Holuisa’s lawyer pointed out that he had partially repaid the investments. The court’s sentencing calculation had been based on a loss amount of $11,625,739. The lawyer argued that, because over $8,000,000 was returned to investors, the actual loss was approximately $3,500,000.
In contrast, the prosecutors argued that the full amount should be considered, even though much of it was returned, because the money was not invested as investors had been promised. The district court agreed with that rationale:
In this case the gravity of the completed crime was more substantial than the ultimate loss suffered by the victims. The defendant never intended to invest the monies taken from the victims; the intent...was to defraud all of the victims of their money.
Nevertheless, Holuisa appealed the sentence as inappropriately harsh. The appellate court hearing Holuisa’s case had considered the various calculations of fraud-related losses in an earlier case that involved another precious metals loan scam. In that case, it had written:
Both the Sentencing Commission’s notes defining “loss” and this court’s cases call for the court to determine the net detriment to the victim rather than the gross amount of money that changes hands. So a fraud that consists in promising 20 ounces of gold but delivering only 10 produces as loss the value of 10 ounces of gold, not 20. Borrowing $20,000 by fraud and pledging $10,000 in stock as security produces a “loss” of $10,000: “the loss is the amount of the loan not repaid at the time the offense is discovered, reduced by the amount the lending institution has recovered, or can expect to recover, from any assets pledged to secure the loan.”

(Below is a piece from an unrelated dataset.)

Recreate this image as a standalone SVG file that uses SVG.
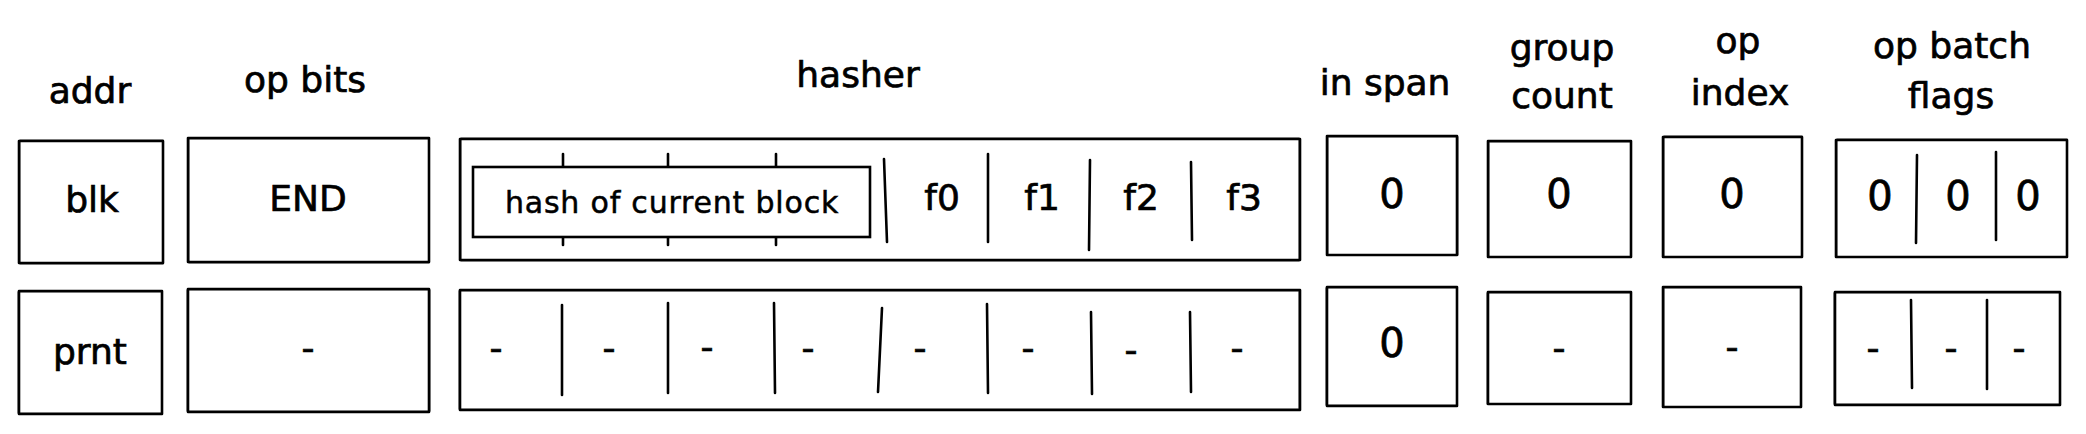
<svg xmlns="http://www.w3.org/2000/svg" width="2086" height="434" viewBox="0 0 2086 434">
<style>
.bg{fill:#ffffff}
.box{fill:none;stroke:#000;stroke-width:2.6;stroke-linejoin:round}
.box2{fill:none;stroke:#000;stroke-width:1;opacity:0.7}
.inner{fill:#ffffff;stroke:#000;stroke-width:2.6}
.div{stroke:#000;stroke-width:2.6;stroke-linecap:round;fill:none}
.h,.v,.z,.s{font-family:"DejaVu Sans","Open Sans",sans-serif;fill:#000;text-anchor:middle;stroke:#000;stroke-width:0.7}
.h{font-size:36px}
.v{font-size:36px}
.z{font-size:40px}
.s{font-size:30px;letter-spacing:0.8px;stroke-width:0.5}
</style>
<rect class="bg" x="0" y="0" width="2086" height="434"/>

<g id="headers">
<text class="h" x="90" y="103">addr</text>
<text class="h" x="305" y="92">op bits</text>
<text class="h" x="858" y="87">hasher</text>
<text class="h" x="1385" y="95">in span</text>
<text class="h" x="1562" y="60">group</text>
<text class="h" x="1562" y="108">count</text>
<text class="h" x="1738" y="53">op</text>
<text class="h" x="1740" y="105">index</text>
<text class="h" x="1952" y="58">op batch</text>
<text class="h" x="1951" y="108">flags</text>
</g>

<g id="addr-blk">
<rect class="box" x="19" y="141" width="144" height="122"/>
<rect class="box2" x="20" y="140" width="143" height="124"/>
<text class="v" x="92" y="212">blk</text>
</g>
<g id="addr-prnt">
<rect class="box" x="19" y="291" width="143" height="123"/>
<rect class="box2" x="18" y="292" width="144" height="121"/>
<text class="v" x="90" y="364">prnt</text>
</g>

<g id="opbits-1">
<rect class="box" x="188" y="138" width="241" height="124"/>
<rect class="box2" x="189" y="139" width="240" height="124"/>
<text class="v" x="308" y="211">END</text>
</g>
<g id="opbits-2">
<rect class="box" x="188" y="289" width="241" height="123"/>
<rect class="box2" x="187" y="290" width="243" height="121"/>
<text class="v" x="308" y="360">-</text>
</g>

<g id="hasher-1">
<rect class="box" x="460" y="139" width="840" height="121"/>
<rect class="box2" x="461" y="138" width="838" height="123"/>
<line class="div" x1="563" y1="154" x2="563" y2="245"/>
<line class="div" x1="668" y1="154" x2="668" y2="245"/>
<line class="div" x1="776" y1="154" x2="776" y2="245"/>
<rect class="inner" x="473" y="167" width="397" height="70"/>
<text class="s" x="672" y="213">hash of current block</text>
<line class="div" x1="884" y1="159" x2="887" y2="242"/>
<line class="div" x1="988" y1="154" x2="988" y2="242"/>
<line class="div" x1="1090" y1="160" x2="1089" y2="250"/>
<line class="div" x1="1191" y1="162" x2="1192" y2="240"/>
<text class="v" x="942" y="210">f0</text>
<text class="v" x="1042" y="210">f1</text>
<text class="v" x="1141" y="210">f2</text>
<text class="v" x="1244" y="210">f3</text>
</g>
<g id="hasher-2">
<rect class="box" x="460" y="290" width="840" height="120"/>
<rect class="box2" x="459" y="291" width="840" height="118"/>
<line class="div" x1="562" y1="305" x2="562" y2="395"/>
<line class="div" x1="668" y1="303" x2="668" y2="393"/>
<line class="div" x1="774" y1="303" x2="775" y2="393"/>
<line class="div" x1="882" y1="308" x2="878" y2="392"/>
<line class="div" x1="987" y1="304" x2="988" y2="393"/>
<line class="div" x1="1091" y1="312" x2="1092" y2="394"/>
<line class="div" x1="1190" y1="312" x2="1191" y2="392"/>
<text class="v" x="496" y="360">-</text>
<text class="v" x="609" y="360">-</text>
<text class="v" x="707" y="359">-</text>
<text class="v" x="808" y="360">-</text>
<text class="v" x="920" y="360">-</text>
<text class="v" x="1028" y="360">-</text>
<text class="v" x="1131" y="362">-</text>
<text class="v" x="1237" y="360">-</text>
</g>

<g id="inspan-1">
<rect class="box" x="1327" y="136" width="130" height="119"/>
<rect class="box2" x="1328" y="137" width="130" height="118"/>
<text class="z" x="1392" y="208">0</text>
</g>
<g id="inspan-2">
<rect class="box" x="1327" y="287" width="130" height="119"/>
<rect class="box2" x="1326" y="288" width="131" height="117"/>
<text class="z" x="1392" y="357">0</text>
</g>

<g id="groupcount-1">
<rect class="box" x="1488" y="141" width="143" height="116"/>
<rect class="box2" x="1489" y="142" width="142" height="115"/>
<text class="z" x="1559" y="208">0</text>
</g>
<g id="groupcount-2">
<rect class="box" x="1488" y="292" width="143" height="112"/>
<rect class="box2" x="1487" y="293" width="144" height="111"/>
<text class="v" x="1559" y="360">-</text>
</g>

<g id="opindex-1">
<rect class="box" x="1663" y="137" width="139" height="120"/>
<rect class="box2" x="1664" y="136" width="138" height="121"/>
<text class="z" x="1732" y="208">0</text>
</g>
<g id="opindex-2">
<rect class="box" x="1663" y="287" width="138" height="120"/>
<rect class="box2" x="1664" y="288" width="137" height="119"/>
<text class="v" x="1732" y="359">-</text>
</g>

<g id="flags-1">
<rect class="box" x="1836" y="140" width="231" height="117"/>
<rect class="box2" x="1837" y="139" width="230" height="118"/>
<line class="div" x1="1917" y1="155" x2="1916" y2="243"/>
<line class="div" x1="1996" y1="152" x2="1996" y2="240"/>
<text class="z" x="1880" y="210">0</text>
<text class="z" x="1958" y="210">0</text>
<text class="z" x="2028" y="210">0</text>
</g>
<g id="flags-2">
<rect class="box" x="1835" y="292" width="225" height="113"/>
<rect class="box2" x="1834" y="293" width="226" height="111"/>
<line class="div" x1="1911" y1="300" x2="1912" y2="388"/>
<line class="div" x1="1987" y1="300" x2="1987" y2="389"/>
<text class="v" x="1873" y="360">-</text>
<text class="v" x="1951" y="360">-</text>
<text class="v" x="2019" y="360">-</text>
</g>
</svg>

In the Certified case, the full amount invested was not the probable or intended loss because Holuisa did not intend to keep the entire sum. Indeed, return of the money—that is, payment of earlier investors with the funds of later investors—was an integral aspect of Holuisa’s scheme, essential to its continuation. And, in line with his intentions, Holuisa returned over $8 million to investors before the scheme was detected.
The appeals court concluded that Holuisa should not have been sentenced based on amounts that he both intended to and indeed did return to investors. The court vacated his sentence and sent the case back to trial court for resentencing—involving less jail time.